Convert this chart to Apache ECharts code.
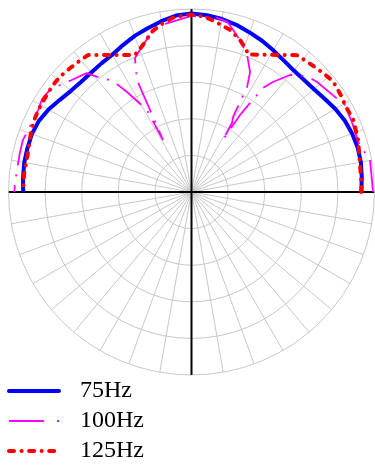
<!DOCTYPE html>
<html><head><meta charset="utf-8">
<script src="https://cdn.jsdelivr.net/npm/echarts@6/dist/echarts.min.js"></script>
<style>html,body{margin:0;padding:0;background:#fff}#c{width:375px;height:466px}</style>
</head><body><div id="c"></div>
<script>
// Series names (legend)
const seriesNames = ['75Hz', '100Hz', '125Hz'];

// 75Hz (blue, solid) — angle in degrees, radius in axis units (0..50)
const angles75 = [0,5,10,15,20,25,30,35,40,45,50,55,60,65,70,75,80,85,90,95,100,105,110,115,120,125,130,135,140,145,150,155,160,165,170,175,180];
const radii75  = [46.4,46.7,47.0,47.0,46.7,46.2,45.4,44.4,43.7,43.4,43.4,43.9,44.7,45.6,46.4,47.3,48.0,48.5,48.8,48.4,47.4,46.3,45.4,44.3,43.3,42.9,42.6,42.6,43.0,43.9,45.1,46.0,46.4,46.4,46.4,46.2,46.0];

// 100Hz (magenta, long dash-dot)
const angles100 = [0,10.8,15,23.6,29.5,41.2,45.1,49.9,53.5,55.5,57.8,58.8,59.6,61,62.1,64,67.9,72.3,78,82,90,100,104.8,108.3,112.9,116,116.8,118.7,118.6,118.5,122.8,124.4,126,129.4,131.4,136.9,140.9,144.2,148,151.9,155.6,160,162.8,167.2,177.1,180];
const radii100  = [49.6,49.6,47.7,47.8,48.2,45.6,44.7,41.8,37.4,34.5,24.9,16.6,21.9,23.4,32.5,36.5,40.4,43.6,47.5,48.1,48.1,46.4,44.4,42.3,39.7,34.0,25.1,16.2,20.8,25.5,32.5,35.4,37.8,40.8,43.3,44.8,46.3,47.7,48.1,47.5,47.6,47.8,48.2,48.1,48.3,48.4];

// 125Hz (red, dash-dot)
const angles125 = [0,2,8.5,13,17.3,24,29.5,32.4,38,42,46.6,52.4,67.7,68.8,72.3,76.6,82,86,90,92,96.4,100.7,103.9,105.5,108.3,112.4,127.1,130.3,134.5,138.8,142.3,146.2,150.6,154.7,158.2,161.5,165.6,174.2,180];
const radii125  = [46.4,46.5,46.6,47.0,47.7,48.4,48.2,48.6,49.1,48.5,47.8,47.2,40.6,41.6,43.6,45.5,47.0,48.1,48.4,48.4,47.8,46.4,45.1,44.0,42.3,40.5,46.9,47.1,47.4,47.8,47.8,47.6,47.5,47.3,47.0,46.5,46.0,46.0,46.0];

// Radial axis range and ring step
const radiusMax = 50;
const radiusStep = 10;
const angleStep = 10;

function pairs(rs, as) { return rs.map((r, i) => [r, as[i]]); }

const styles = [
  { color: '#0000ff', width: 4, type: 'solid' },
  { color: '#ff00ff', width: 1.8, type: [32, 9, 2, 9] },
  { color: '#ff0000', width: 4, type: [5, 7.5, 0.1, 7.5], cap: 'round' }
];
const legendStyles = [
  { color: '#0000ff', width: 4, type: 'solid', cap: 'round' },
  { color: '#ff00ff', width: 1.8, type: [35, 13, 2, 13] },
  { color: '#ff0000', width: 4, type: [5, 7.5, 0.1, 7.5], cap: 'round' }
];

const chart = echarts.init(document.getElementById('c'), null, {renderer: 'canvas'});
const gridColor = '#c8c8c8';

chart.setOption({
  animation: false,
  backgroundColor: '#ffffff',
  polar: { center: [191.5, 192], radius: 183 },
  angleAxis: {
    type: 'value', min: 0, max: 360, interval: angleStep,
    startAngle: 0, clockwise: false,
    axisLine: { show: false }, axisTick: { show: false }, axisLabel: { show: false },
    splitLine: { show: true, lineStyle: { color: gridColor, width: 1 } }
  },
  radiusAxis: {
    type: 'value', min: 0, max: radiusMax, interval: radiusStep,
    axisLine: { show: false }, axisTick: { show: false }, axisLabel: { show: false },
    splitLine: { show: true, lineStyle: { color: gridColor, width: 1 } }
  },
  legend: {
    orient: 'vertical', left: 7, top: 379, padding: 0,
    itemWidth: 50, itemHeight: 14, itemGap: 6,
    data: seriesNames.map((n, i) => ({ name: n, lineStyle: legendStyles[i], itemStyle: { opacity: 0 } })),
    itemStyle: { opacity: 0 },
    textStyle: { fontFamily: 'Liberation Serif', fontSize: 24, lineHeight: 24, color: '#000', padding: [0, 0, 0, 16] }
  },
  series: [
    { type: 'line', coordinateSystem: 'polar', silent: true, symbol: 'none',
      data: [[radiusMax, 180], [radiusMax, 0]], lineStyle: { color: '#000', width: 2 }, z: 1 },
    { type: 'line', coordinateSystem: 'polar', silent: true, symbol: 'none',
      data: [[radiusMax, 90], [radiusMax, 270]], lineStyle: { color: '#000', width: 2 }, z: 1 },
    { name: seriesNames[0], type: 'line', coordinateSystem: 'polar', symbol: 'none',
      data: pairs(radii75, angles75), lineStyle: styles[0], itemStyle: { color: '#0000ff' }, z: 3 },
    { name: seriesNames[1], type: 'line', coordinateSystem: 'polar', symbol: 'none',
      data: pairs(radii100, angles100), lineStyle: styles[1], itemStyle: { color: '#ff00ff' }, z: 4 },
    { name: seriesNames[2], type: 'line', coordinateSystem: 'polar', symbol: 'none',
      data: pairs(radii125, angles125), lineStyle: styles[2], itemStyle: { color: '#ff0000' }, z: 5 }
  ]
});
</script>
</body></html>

**THE REQUEST:**
All the lines above are to be reproduced exactly, except the pictures.

**WRITTEN ANSWER:**
Convert this chart to Apache ECharts code.
<!DOCTYPE html>
<html><head><meta charset="utf-8">
<script src="https://cdn.jsdelivr.net/npm/echarts@6/dist/echarts.min.js"></script>
<style>html,body{margin:0;padding:0;background:#fff}#c{width:375px;height:466px}</style>
</head><body><div id="c"></div>
<script>
// Series names (legend)
const seriesNames = ['75Hz', '100Hz', '125Hz'];

// 75Hz (blue, solid) — angle in degrees, radius in axis units (0..50)
const angles75 = [0,5,10,15,20,25,30,35,40,45,50,55,60,65,70,75,80,85,90,95,100,105,110,115,120,125,130,135,140,145,150,155,160,165,170,175,180];
const radii75  = [46.4,46.7,47.0,47.0,46.7,46.2,45.4,44.4,43.7,43.4,43.4,43.9,44.7,45.6,46.4,47.3,48.0,48.5,48.8,48.4,47.4,46.3,45.4,44.3,43.3,42.9,42.6,42.6,43.0,43.9,45.1,46.0,46.4,46.4,46.4,46.2,46.0];

// 100Hz (magenta, long dash-dot)
const angles100 = [0,10.8,15,23.6,29.5,41.2,45.1,49.9,53.5,55.5,57.8,58.8,59.6,61,62.1,64,67.9,72.3,78,82,90,100,104.8,108.3,112.9,116,116.8,118.7,118.6,118.5,122.8,124.4,126,129.4,131.4,136.9,140.9,144.2,148,151.9,155.6,160,162.8,167.2,177.1,180];
const radii100  = [49.6,49.6,47.7,47.8,48.2,45.6,44.7,41.8,37.4,34.5,24.9,16.6,21.9,23.4,32.5,36.5,40.4,43.6,47.5,48.1,48.1,46.4,44.4,42.3,39.7,34.0,25.1,16.2,20.8,25.5,32.5,35.4,37.8,40.8,43.3,44.8,46.3,47.7,48.1,47.5,47.6,47.8,48.2,48.1,48.3,48.4];

// 125Hz (red, dash-dot)
const angles125 = [0,2,8.5,13,17.3,24,29.5,32.4,38,42,46.6,52.4,67.7,68.8,72.3,76.6,82,86,90,92,96.4,100.7,103.9,105.5,108.3,112.4,127.1,130.3,134.5,138.8,142.3,146.2,150.6,154.7,158.2,161.5,165.6,174.2,180];
const radii125  = [46.4,46.5,46.6,47.0,47.7,48.4,48.2,48.6,49.1,48.5,47.8,47.2,40.6,41.6,43.6,45.5,47.0,48.1,48.4,48.4,47.8,46.4,45.1,44.0,42.3,40.5,46.9,47.1,47.4,47.8,47.8,47.6,47.5,47.3,47.0,46.5,46.0,46.0,46.0];

// Radial axis range and ring step
const radiusMax = 50;
const radiusStep = 10;
const angleStep = 10;

function pairs(rs, as) { return rs.map((r, i) => [r, as[i]]); }

const styles = [
  { color: '#0000ff', width: 4, type: 'solid' },
  { color: '#ff00ff', width: 1.8, type: [32, 9, 2, 9] },
  { color: '#ff0000', width: 4, type: [5, 7.5, 0.1, 7.5], cap: 'round' }
];
const legendStyles = [
  { color: '#0000ff', width: 4, type: 'solid', cap: 'round' },
  { color: '#ff00ff', width: 1.8, type: [35, 13, 2, 13] },
  { color: '#ff0000', width: 4, type: [5, 7.5, 0.1, 7.5], cap: 'round' }
];

const chart = echarts.init(document.getElementById('c'), null, {renderer: 'canvas'});
const gridColor = '#c8c8c8';

chart.setOption({
  animation: false,
  backgroundColor: '#ffffff',
  polar: { center: [191.5, 192], radius: 183 },
  angleAxis: {
    type: 'value', min: 0, max: 360, interval: angleStep,
    startAngle: 0, clockwise: false,
    axisLine: { show: false }, axisTick: { show: false }, axisLabel: { show: false },
    splitLine: { show: true, lineStyle: { color: gridColor, width: 1 } }
  },
  radiusAxis: {
    type: 'value', min: 0, max: radiusMax, interval: radiusStep,
    axisLine: { show: false }, axisTick: { show: false }, axisLabel: { show: false },
    splitLine: { show: true, lineStyle: { color: gridColor, width: 1 } }
  },
  legend: {
    orient: 'vertical', left: 7, top: 379, padding: 0,
    itemWidth: 50, itemHeight: 14, itemGap: 6,
    data: seriesNames.map((n, i) => ({ name: n, lineStyle: legendStyles[i], itemStyle: { opacity: 0 } })),
    itemStyle: { opacity: 0 },
    textStyle: { fontFamily: 'Liberation Serif', fontSize: 24, lineHeight: 24, color: '#000', padding: [0, 0, 0, 16] }
  },
  series: [
    { type: 'line', coordinateSystem: 'polar', silent: true, symbol: 'none',
      data: [[radiusMax, 180], [radiusMax, 0]], lineStyle: { color: '#000', width: 2 }, z: 1 },
    { type: 'line', coordinateSystem: 'polar', silent: true, symbol: 'none',
      data: [[radiusMax, 90], [radiusMax, 270]], lineStyle: { color: '#000', width: 2 }, z: 1 },
    { name: seriesNames[0], type: 'line', coordinateSystem: 'polar', symbol: 'none',
      data: pairs(radii75, angles75), lineStyle: styles[0], itemStyle: { color: '#0000ff' }, z: 3 },
    { name: seriesNames[1], type: 'line', coordinateSystem: 'polar', symbol: 'none',
      data: pairs(radii100, angles100), lineStyle: styles[1], itemStyle: { color: '#ff00ff' }, z: 4 },
    { name: seriesNames[2], type: 'line', coordinateSystem: 'polar', symbol: 'none',
      data: pairs(radii125, angles125), lineStyle: styles[2], itemStyle: { color: '#ff0000' }, z: 5 }
  ]
});
</script>
</body></html>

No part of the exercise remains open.